If we are attacked by viruses, the guardians of our immune system act quickly and efficiently. Within a very short time they release - among others - the messenger substance interferon, which alarms the entire immune system and directs the immune response in the right direction. Most of the time. Sometimes viruses succeed in undermining these mechanisms and we become ill. Scientists at TWINCORE have now succeeded in identifying the information loops that a particularly well-camouflaged virus uses to undermine the immune response. The cytomegalovirus from the herpes virus family camouflages itself, among other things, by making its host blind to the interferon alarm signal.

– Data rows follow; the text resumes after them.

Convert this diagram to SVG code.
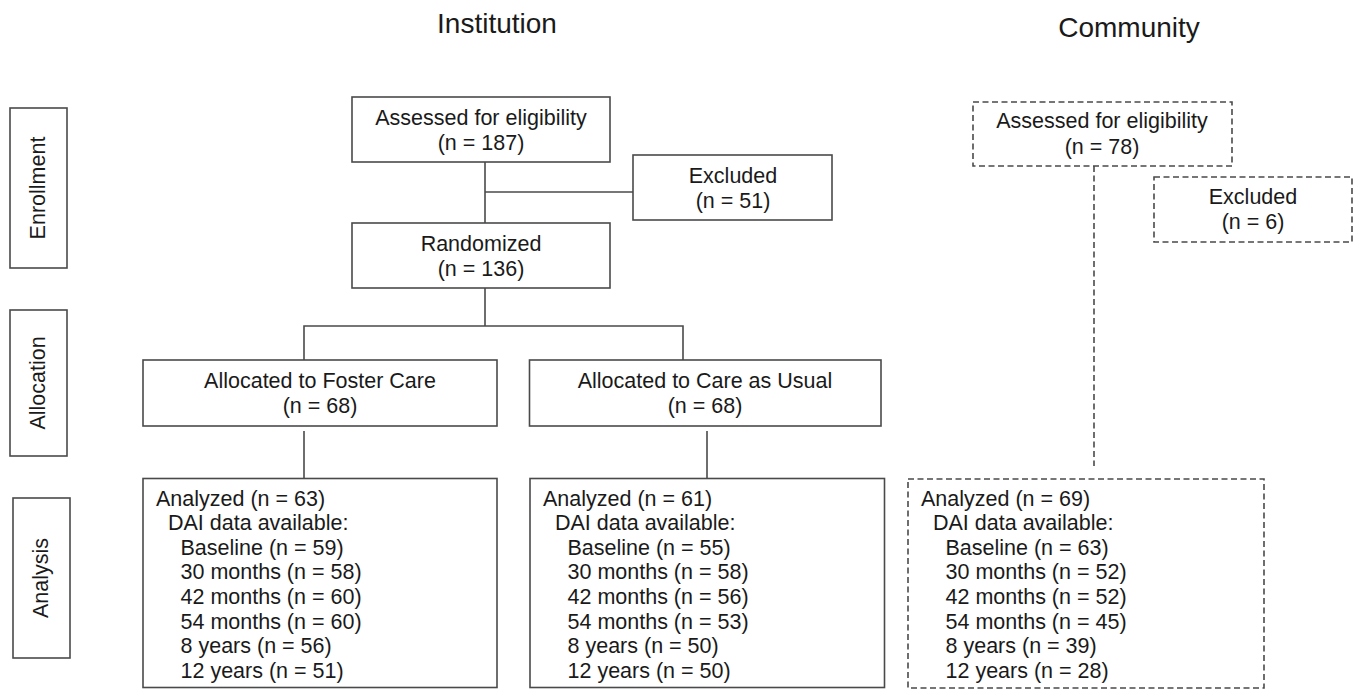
<svg xmlns="http://www.w3.org/2000/svg" width="1360" height="692" viewBox="0 0 1360 692">
<style>
  .box { fill: #ffffff; stroke: #4a4a4a; stroke-width: 1.6; }
  .dash { fill: #ffffff; stroke: #4a4a4a; stroke-width: 1.6; stroke-dasharray: 6 3.5; }
  .ln { fill: none; stroke: #4a4a4a; stroke-width: 1.6; }
  .dln { fill: none; stroke: #4a4a4a; stroke-width: 1.6; stroke-dasharray: 6 3.5; }
  text { font-family: "Liberation Sans", Arial, sans-serif; font-size: 21.5px; fill: #1a1a1a; }
  .c { text-anchor: middle; }
  .title { font-size: 28px; text-anchor: middle; }
</style>
<rect width="1360" height="692" fill="#ffffff"/>

<g id="titles">
  <text class="title" x="497" y="33">Institution</text>
  <text class="title" x="1129" y="37">Community</text>
</g>

<g id="side-enrollment">
  <rect class="box" x="10" y="108" width="57" height="160"/>
  <text class="c" transform="translate(45,188) rotate(-90)">Enrollment</text>
</g>
<g id="side-allocation">
  <rect class="box" x="10" y="310" width="57" height="146"/>
  <text class="c" transform="translate(45,383) rotate(-90)">Allocation</text>
</g>
<g id="side-analysis">
  <rect class="box" x="13" y="498" width="57" height="160"/>
  <text class="c" transform="translate(48,578) rotate(-90)">Analysis</text>
</g>

<g id="connectors">
  <line class="ln" x1="485" y1="162" x2="485" y2="223"/>
  <line class="ln" x1="485" y1="192" x2="633" y2="192"/>
  <line class="ln" x1="485" y1="288" x2="485" y2="326"/>
  <polyline class="ln" points="304,360 304,326 683,326 683,360"/>
  <line class="ln" x1="304" y1="431" x2="304" y2="478"/>
  <line class="ln" x1="707" y1="431" x2="707" y2="478"/>
  <line class="dln" x1="1094" y1="166" x2="1094" y2="466"/>
</g>

<g id="inst-assessed">
  <rect class="box" x="352" y="97" width="258" height="65"/>
  <text class="c" x="481" y="124.5">Assessed for eligibility</text>
  <text class="c" x="481" y="149.7">(n = 187)</text>
</g>
<g id="inst-excluded">
  <rect class="box" x="633" y="155" width="199" height="65"/>
  <text class="c" x="733" y="182.5">Excluded</text>
  <text class="c" x="733" y="207.7">(n = 51)</text>
</g>
<g id="inst-randomized">
  <rect class="box" x="352" y="223" width="258" height="65"/>
  <text class="c" x="481" y="250.5">Randomized</text>
  <text class="c" x="481" y="275.7">(n = 136)</text>
</g>
<g id="alloc-foster">
  <rect class="box" x="143" y="360" width="354" height="66"/>
  <text class="c" x="320" y="387.5">Allocated to Foster Care</text>
  <text class="c" x="320" y="412.7">(n = 68)</text>
</g>
<g id="alloc-cau">
  <rect class="box" x="529.5" y="360" width="351.5" height="66"/>
  <text class="c" x="705" y="387.5">Allocated to Care as Usual</text>
  <text class="c" x="705" y="412.7">(n = 68)</text>
</g>

<g id="analysis-foster">
  <rect class="box" x="143" y="478.5" width="354" height="209"/>
  <text x="156" y="505.5">Analyzed (n = 63)</text>
  <text x="168" y="530.1">DAI data available:</text>
  <text x="180.5" y="554.7">Baseline (n = 59)</text>
  <text x="180.5" y="579.3">30 months (n = 58)</text>
  <text x="180.5" y="603.9">42 months (n = 60)</text>
  <text x="180.5" y="628.5">54 months (n = 60)</text>
  <text x="180.5" y="653.1">8 years (n = 56)</text>
  <text x="180.5" y="677.7">12 years (n = 51)</text>
</g>
<g id="analysis-cau">
  <rect class="box" x="530" y="478.5" width="354.5" height="209"/>
  <text x="543" y="505.5">Analyzed (n = 61)</text>
  <text x="555" y="530.1">DAI data available:</text>
  <text x="567.5" y="554.7">Baseline (n = 55)</text>
  <text x="567.5" y="579.3">30 months (n = 58)</text>
  <text x="567.5" y="603.9">42 months (n = 56)</text>
  <text x="567.5" y="628.5">54 months (n = 53)</text>
  <text x="567.5" y="653.1">8 years (n = 50)</text>
  <text x="567.5" y="677.7">12 years (n = 50)</text>
</g>

<g id="comm-assessed">
  <rect class="dash" x="973" y="102" width="259" height="64"/>
  <text class="c" x="1102" y="128.3">Assessed for eligibility</text>
  <text class="c" x="1102" y="153.5">(n = 78)</text>
</g>
<g id="comm-excluded">
  <rect class="dash" x="1154" y="177" width="198" height="65"/>
  <text class="c" x="1253" y="204">Excluded</text>
  <text class="c" x="1253" y="229.2">(n = 6)</text>
</g>
<g id="analysis-community">
  <rect class="dash" x="908" y="479" width="356" height="209"/>
  <text x="921" y="505.5">Analyzed (n = 69)</text>
  <text x="933" y="530.1">DAI data available:</text>
  <text x="945.5" y="554.7">Baseline (n = 63)</text>
  <text x="945.5" y="579.3">30 months (n = 52)</text>
  <text x="945.5" y="603.9">42 months (n = 52)</text>
  <text x="945.5" y="628.5">54 months (n = 45)</text>
  <text x="945.5" y="653.1">8 years (n = 39)</text>
  <text x="945.5" y="677.7">12 years (n = 28)</text>
</g>
</svg>
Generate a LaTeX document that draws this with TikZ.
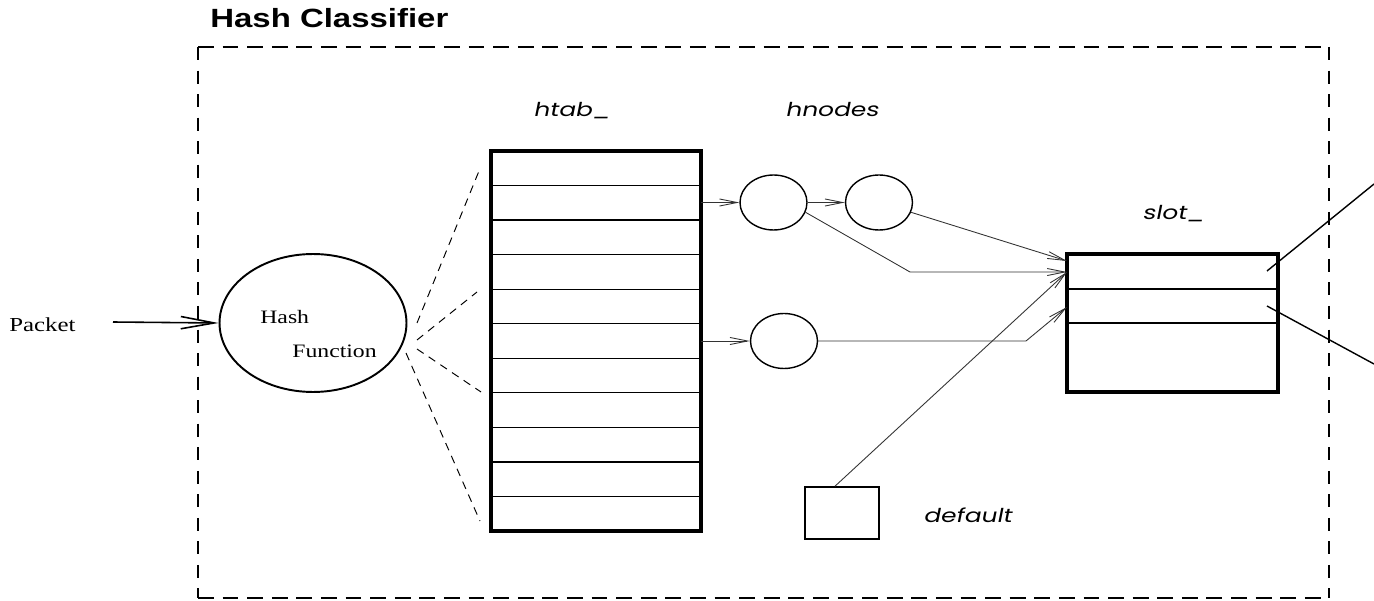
\documentclass[tikz,border=0pt]{standalone}
\usepackage{fontspec}
\usetikzlibrary{arrows.meta,shapes.geometric,calc}
\newfontfamily\titlefont[FakeStretch=1.25]{Liberation Sans}
\newfontfamily\romanfont[FakeStretch=1.25]{Liberation Serif}
\newfontfamily\labelfont[FakeStretch=1.3,FakeSlant=0.2]{Poppins}

\tikzset{
  frameline/.style={line width=1.1pt},
  fanline/.style={line width=0.55pt, dash pattern=on 4.5pt off 3.5pt},
  table/.style={draw, rectangle, line width=1.8pt, inner sep=0pt, outer sep=0pt},
  rowline/.style={line width=0.75pt},
  hnode/.style={draw, ellipse, line width=0.8pt, minimum width=1.34cm, minimum height=1.1cm, inner sep=0pt},
  link/.style={line width=0.5pt, draw=black!80, -{Straight Barb[length=10pt,width=4pt]}},
  outline/.style={line width=0.8pt},
  title/.style={font=\titlefont\bfseries\fontsize{15}{18}\selectfont, inner sep=0pt, anchor=base west},
  rlabel/.style={font=\romanfont\fontsize{11.3}{13}\selectfont, inner sep=0pt, anchor=base west},
  hlabel/.style={font=\romanfont\fontsize{10.8}{13}\selectfont, inner sep=0pt, anchor=base west},
  ilabel/.style={font=\labelfont\fontsize{10.9}{13}\selectfont, inner sep=0pt, anchor=base west},
}

\begin{document}
\begin{tikzpicture}[x=0.02cm, y=-0.02cm]
  \useasboundingbox (0,0) rectangle (1374,601);

  % classifier boundary
  \draw[frameline, dash pattern=on 9pt off 5pt] (198,47) -- (1329,47);
  \draw[frameline, dash pattern=on 9pt off 5pt] (198,598) -- (1329,598);
  \draw[frameline, dash pattern=on 7.4pt off 6pt] (198,47) -- (198,598);
  \draw[frameline, dash pattern=on 7.4pt off 6pt] (1329,47) -- (1329,598);
  \node[title] (ttl) at (210,28) {Hash Classifier};

  % incoming packet and hash function
  \node[rlabel] (pkt) at (9,332) {Packet};
  \node[draw, ellipse, line width=1.1pt, minimum width=3.74cm, minimum height=2.76cm, inner sep=0pt] (hash) at (313,323) {};
  \node[hlabel] (hashA) at (260,324) {Hash};
  \node[hlabel] (hashB) at (292,358) {Function};
  \coordinate (pin) at (113,322);
  \draw[line width=0.9pt, -{Straight Barb[length=19pt,width=7pt]}] (pin) -- (hash.west);

  % hash table
  \node[table, minimum width=4.2cm, minimum height=7.6cm] (htab) at (596,341) {};
  \foreach \i in {1,...,10}
    \draw[rowline] ([yshift=-\i*0.691cm]htab.north west) -- ([yshift=-\i*0.691cm]htab.north east);
  \node[ilabel] (htabl) at (533,117) {htab\_};
  \node[ilabel] (hnl) at (785,117) {hnodes};

  % fan from the hash function to the table
  \coordinate (f1a) at (417,323); \coordinate (f1b) at (479,171);
  \coordinate (f2a) at (417,340); \coordinate (f2b) at (477,292);
  \coordinate (f3a) at (417,349); \coordinate (f3b) at (481,392);
  \coordinate (f4a) at (406,353); \coordinate (f4b) at (480,521);
  \draw[fanline] (f1a) -- (f1b);
  \draw[fanline] (f2a) -- (f2b);
  \draw[fanline] (f3a) -- (f3b);
  \draw[fanline] (f4a) -- (f4b);

  % hash nodes
  \node[hnode] (hn1) at (773.5,202.5) {};
  \node[hnode] (hn2) at (879,202.5) {};
  \node[hnode] (hn3) at (784,341) {};

  % slot table and default
  \node[table, minimum width=4.22cm, minimum height=2.76cm] (slot) at (1172.5,323) {};
  \draw[outline] ([yshift=-0.7cm]slot.north west) -- ([yshift=-0.7cm]slot.north east);
  \draw[outline] ([yshift=-1.38cm]slot.north west) -- ([yshift=-1.38cm]slot.north east);
  \node[ilabel] (slotl) at (1142,220) {slot\_};
  \node[draw, rectangle, line width=0.9pt, minimum width=1.48cm, minimum height=1.04cm, inner sep=0pt] (dflt) at (842,513) {};
  \node[ilabel] (dfl) at (923,522) {default};

  % links
  \coordinate (s1) at ($(slot.north west)+(0,7)$);
  \coordinate (s2) at ($(slot.north west)+(0,18)$);
  \coordinate (s3) at ($(slot.north west)+(0,53)$);
  \coordinate (b1) at (910,272);
  \coordinate (b2) at (1026,341);
  \draw[link] (hn1 -| htab.east) -- (hn1.west);
  \draw[link] (hn1.east) -- (hn2.west);
  \draw[link] (hn3 -| htab.east) -- (hn3.west);
  \draw[link] (hn2.-17) -- (s1);
  \draw[link] (hn1.-17) -- (b1) -- (s2);
  \draw[link] (hn3.east) -- (b2) -- (s3);
  \draw[link] ([xshift=-4]dflt.north) -- (s2);

  % outgoing targets
  \coordinate (o1s) at (1267,271); \coordinate (o1e) at (1374,184);
  \coordinate (o2s) at (1267,306); \coordinate (o2e) at (1374,364);
  \draw[outline] (o1s) -- (o1e);
  \draw[outline] (o2s) -- (o2e);
\end{tikzpicture}
\end{document}
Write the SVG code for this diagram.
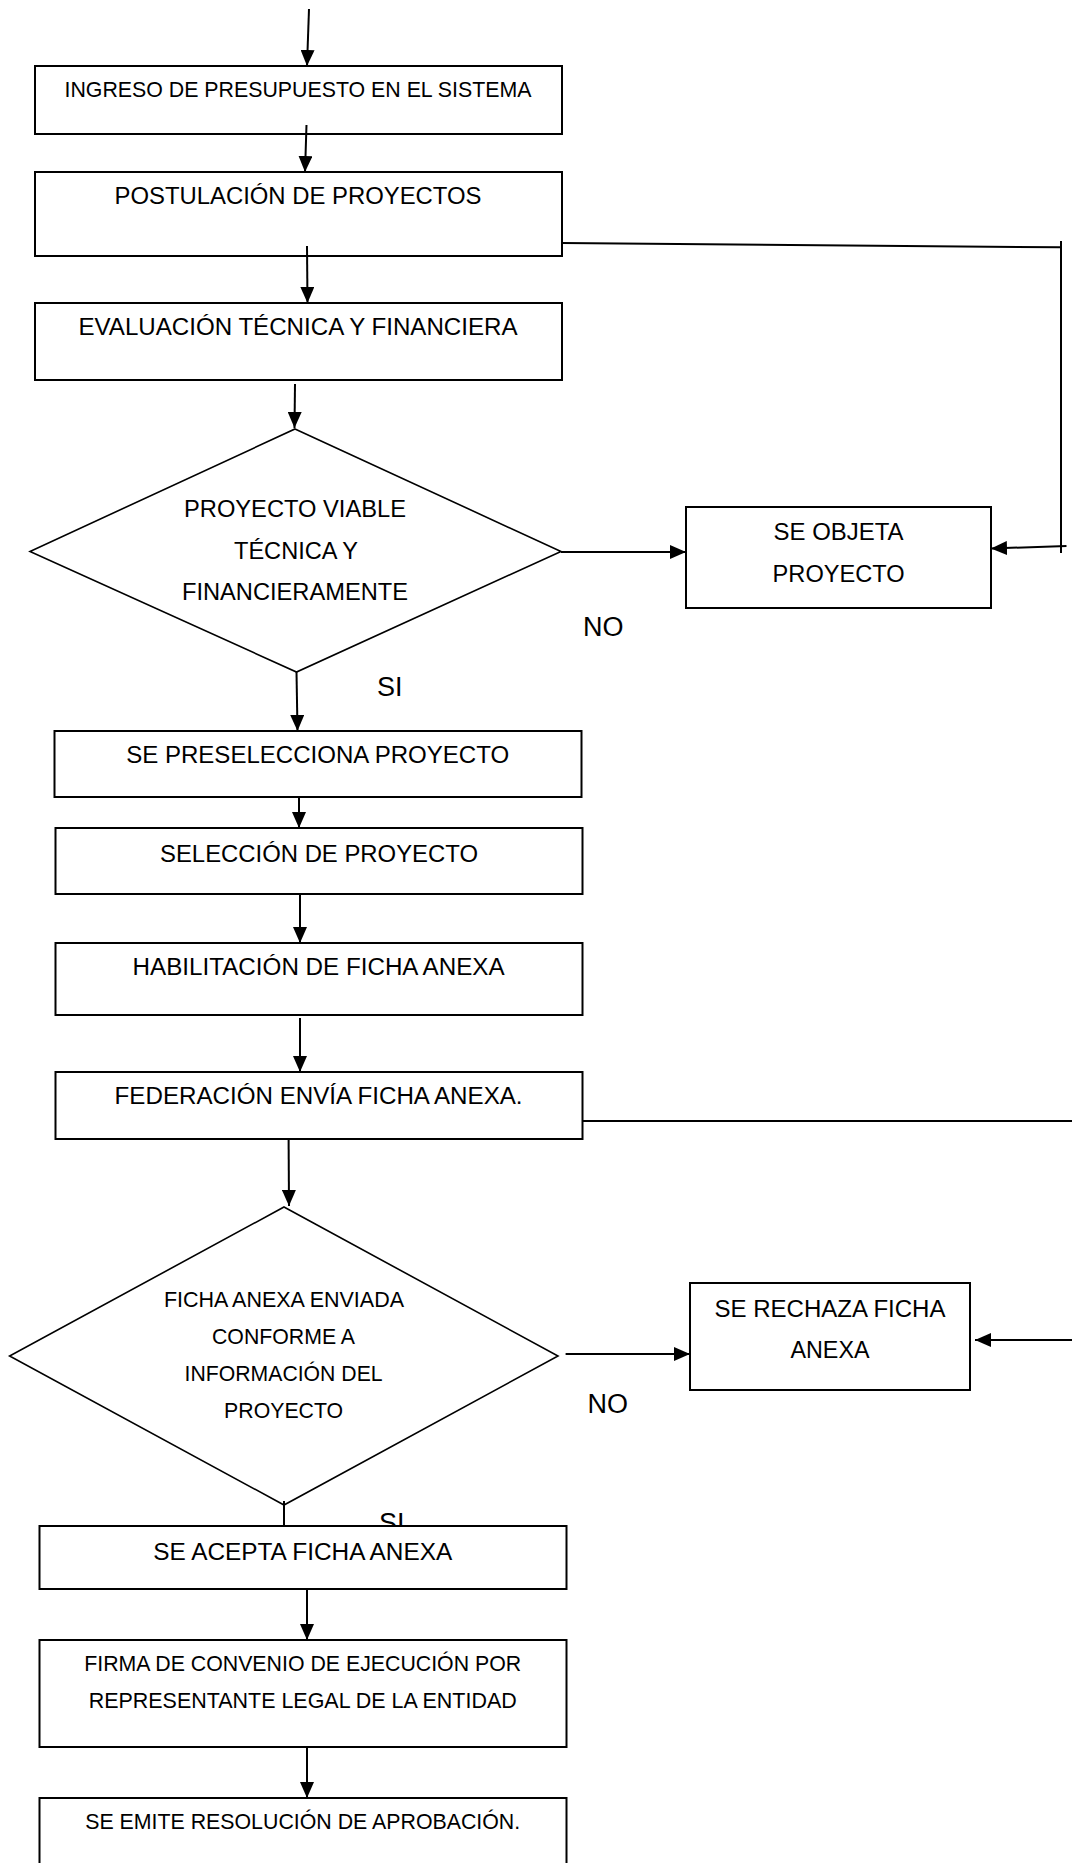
<svg xmlns="http://www.w3.org/2000/svg" width="1072" height="1863" viewBox="0 0 1072 1863">
<style>
.box{fill:#fff;stroke:#000;stroke-width:2}
.dia{fill:#fff;stroke:#000;stroke-width:1.6}
.t{font-family:"Liberation Sans",Arial,sans-serif;fill:#000;text-anchor:middle}
.s21{font-size:22.5px}
.s23{font-size:24.5px}
.lbl{font-family:"Liberation Sans",Arial,sans-serif;font-size:27px;fill:#000}
.c{stroke:#000;stroke-width:2;fill:none}
.a{marker-end:url(#ah)}
</style>
<defs>
<marker id="ah" markerUnits="userSpaceOnUse" markerWidth="16" markerHeight="14" refX="16" refY="7" orient="auto">
<path d="M0,0 L16,7 L0,14 z" fill="#000"/>
</marker>
</defs>
<rect width="1072" height="1863" fill="#fff"/>
<g id="label-si-2"><text class="lbl" x="379" y="1532">SI</text></g>
<g id="n1"><rect class="box" x="35" y="66" width="527" height="68"/><text class="t s21" x="298" y="97" textLength="467" lengthAdjust="spacingAndGlyphs">INGRESO DE PRESUPUESTO EN EL SISTEMA</text></g>
<g id="n2"><rect class="box" x="35" y="172" width="527" height="84"/><text class="t s23" x="298" y="204" textLength="367" lengthAdjust="spacingAndGlyphs">POSTULACIÓN DE PROYECTOS</text></g>
<g id="n3"><rect class="box" x="35" y="303" width="527" height="77"/><text class="t s23" x="298" y="335" textLength="439" lengthAdjust="spacingAndGlyphs">EVALUACIÓN TÉCNICA Y FINANCIERA</text></g>
<g id="d1"><polygon class="dia" points="295,429 561,551.5 296.5,672 30,551.5"/>
<text class="t s23" x="295" y="517" textLength="222" lengthAdjust="spacingAndGlyphs">PROYECTO VIABLE</text>
<text class="t s23" x="296" y="559" textLength="124" lengthAdjust="spacingAndGlyphs">TÉCNICA Y</text>
<text class="t s23" x="295" y="600" textLength="226" lengthAdjust="spacingAndGlyphs">FINANCIERAMENTE</text></g>
<g id="n-objeta"><rect class="box" x="686" y="507" width="305" height="101"/>
<text class="t s23" x="838.6" y="540" textLength="130" lengthAdjust="spacingAndGlyphs">SE OBJETA</text>
<text class="t s23" x="838.6" y="582" textLength="132" lengthAdjust="spacingAndGlyphs">PROYECTO</text></g>
<g id="n4"><rect class="box" x="54.5" y="731" width="527" height="66"/><text class="t s23" x="317.7" y="763" textLength="383" lengthAdjust="spacingAndGlyphs">SE PRESELECCIONA PROYECTO</text></g>
<g id="n5"><rect class="box" x="55.5" y="828" width="527" height="66"/><text class="t s23" x="319" y="862" textLength="318" lengthAdjust="spacingAndGlyphs">SELECCIÓN DE PROYECTO</text></g>
<g id="n6"><rect class="box" x="55.5" y="943" width="527" height="72"/><text class="t s23" x="318.6" y="975" textLength="372" lengthAdjust="spacingAndGlyphs">HABILITACIÓN DE FICHA ANEXA</text></g>
<g id="n7"><rect class="box" x="55.5" y="1072" width="527" height="67"/><text class="t s23" x="318.6" y="1104" textLength="408" lengthAdjust="spacingAndGlyphs">FEDERACIÓN ENVÍA FICHA ANEXA.</text></g>
<g id="d2"><polygon class="dia" points="284,1207 558,1356 284,1505 9.6,1356"/>
<text class="t s21" x="284" y="1307" textLength="240" lengthAdjust="spacingAndGlyphs">FICHA ANEXA ENVIADA</text>
<text class="t s21" x="283.5" y="1344" textLength="143" lengthAdjust="spacingAndGlyphs">CONFORME A</text>
<text class="t s21" x="283.6" y="1381" textLength="198" lengthAdjust="spacingAndGlyphs">INFORMACIÓN DEL</text>
<text class="t s21" x="283.6" y="1418" textLength="119" lengthAdjust="spacingAndGlyphs">PROYECTO</text></g>
<g id="n-rechaza"><rect class="box" x="690" y="1283" width="280" height="107"/>
<text class="t s23" x="830" y="1317" textLength="231" lengthAdjust="spacingAndGlyphs">SE RECHAZA FICHA</text>
<text class="t s23" x="830" y="1358" textLength="79" lengthAdjust="spacingAndGlyphs">ANEXA</text></g>
<g id="n8"><rect class="box" x="39.5" y="1526" width="527" height="63"/><text class="t s23" x="302.7" y="1560" textLength="299" lengthAdjust="spacingAndGlyphs">SE ACEPTA FICHA ANEXA</text></g>
<g id="n9"><rect class="box" x="39.5" y="1640" width="527" height="107"/>
<text class="t s21" x="302.7" y="1671" textLength="437" lengthAdjust="spacingAndGlyphs">FIRMA DE CONVENIO DE EJECUCIÓN POR</text>
<text class="t s21" x="302.7" y="1708" textLength="428" lengthAdjust="spacingAndGlyphs">REPRESENTANTE LEGAL DE LA ENTIDAD</text></g>
<g id="n10"><rect class="box" x="39.5" y="1798" width="527" height="80"/><text class="t s21" x="302.7" y="1829" textLength="435" lengthAdjust="spacingAndGlyphs">SE EMITE RESOLUCIÓN DE APROBACIÓN.</text></g>
<g id="connectors">
<line class="c a" x1="309" y1="9" x2="307" y2="66"/>
<line class="c a" x1="306.5" y1="125" x2="305" y2="172"/>
<line class="c a" x1="307" y1="246" x2="307.5" y2="303"/>
<line class="c a" x1="295" y1="384" x2="294.5" y2="428"/>
<line class="c a" x1="296.5" y1="672" x2="297.5" y2="731"/>
<line class="c a" x1="299" y1="797" x2="299" y2="828"/>
<line class="c a" x1="300" y1="894" x2="300" y2="943"/>
<line class="c a" x1="300" y1="1018" x2="300" y2="1072"/>
<line class="c a" x1="288.6" y1="1139" x2="289" y2="1206"/>
<line class="c" x1="284" y1="1501" x2="284" y2="1526"/>
<line class="c a" x1="307" y1="1589" x2="307" y2="1640"/>
<line class="c a" x1="307" y1="1747" x2="307" y2="1798"/>
<line class="c a" x1="561" y1="552" x2="686" y2="552"/>
<line class="c" x1="562" y1="243" x2="1061" y2="247.3"/>
<line class="c" x1="1061" y1="241" x2="1061" y2="553"/>
<line class="c a" x1="1066.5" y1="546" x2="991" y2="548.5"/>
<line class="c a" x1="565.6" y1="1354" x2="690" y2="1354"/>
<line class="c" x1="582.5" y1="1121" x2="1072" y2="1121"/>
<line class="c a" x1="1072" y1="1340" x2="975" y2="1340"/>
</g>
<g id="labels">
<text class="lbl" x="583" y="636">NO</text>
<text class="lbl" x="377" y="696">SI</text>
<text class="lbl" x="587.5" y="1413">NO</text>
</g>
</svg>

"In order to understand what the immune cells of the first line of defence respond to, we looked at three different cell types and infected them with the particularly tricky cytomegalovirus," says Dr Marius Döring, a scientist at the Institute for Experimental Infection Research at TWINCORE. He has investigated two different dendritic cell types and macrophages that wait for intruders in the body. Their task is to show these intruders to other cells of the immune system and thus pass on the information to the second line of defence of the immune system.
"We asked ourselves how the individual cell types react to the virus independently of each other in order to better understand this early reaction of the immune system," says Marius Döring. "Because it sets the course for a successful defence against the pathogen." To answer this question, the researchers treated the immune cells with cytomegaloviruses in different states: with completely normal viruses that effectively disrupt the immune cells; with viruses killed by UV light, which only consist of their envelope, so to speak, but can no longer actively influence the immune cells, and with viruses that lack a special gene. Without this gene, the viruses are no longer able to suppress the interferon signals in the host cell. This virus has been deprived of its interferon cloak, so to speak - but the virus also has various other cloaks for other signalling pathways that influence the immune system and slow down the immune response. This allows the researchers to assess what role the interferon signals in these cell types in particular play in the defence against the cytomagaly virus.
The experiments have shown that it is precisely this interferon cloak of invisibility that plays a special role in controlling the immune response: While the intact virus triggers the - expected - slowed reaction in a part of the immune cells, the virus killed with UV light induces a strong initial defence reaction in these immune cells. And the genetically manipulated virus, from which only the interferon camouflage cap was removed, also triggers a similarly strong interferon reaction in the affected immune cell types. "This shows that an intact virus inhibits the entire defence cascade simply by switching off the interferon signalling pathway. What's more, the initial release of interferon triggers and intensifies further interferon release in other cells, so that a veritable wave of messenger substances rolls through the attacked organism," explains the biologist. As the virus nips this wave in the bud, so to speak, the immune system can only react weakly to the pathogen. "This feedback loop - the self-reinforcing interferon response - is essential for a successful immune defence," concludes Marius Döring. "We were able to show for the first time that the cytomegalovirus interrupts this feedback loop in immune cells and can reduce the strength of the host's early immune response." This result is a first step towards the development of a therapeutic vaccine against cytomegalovirus - which can be used after the patient has already been infected with the virus and which activates the immune system against the virus.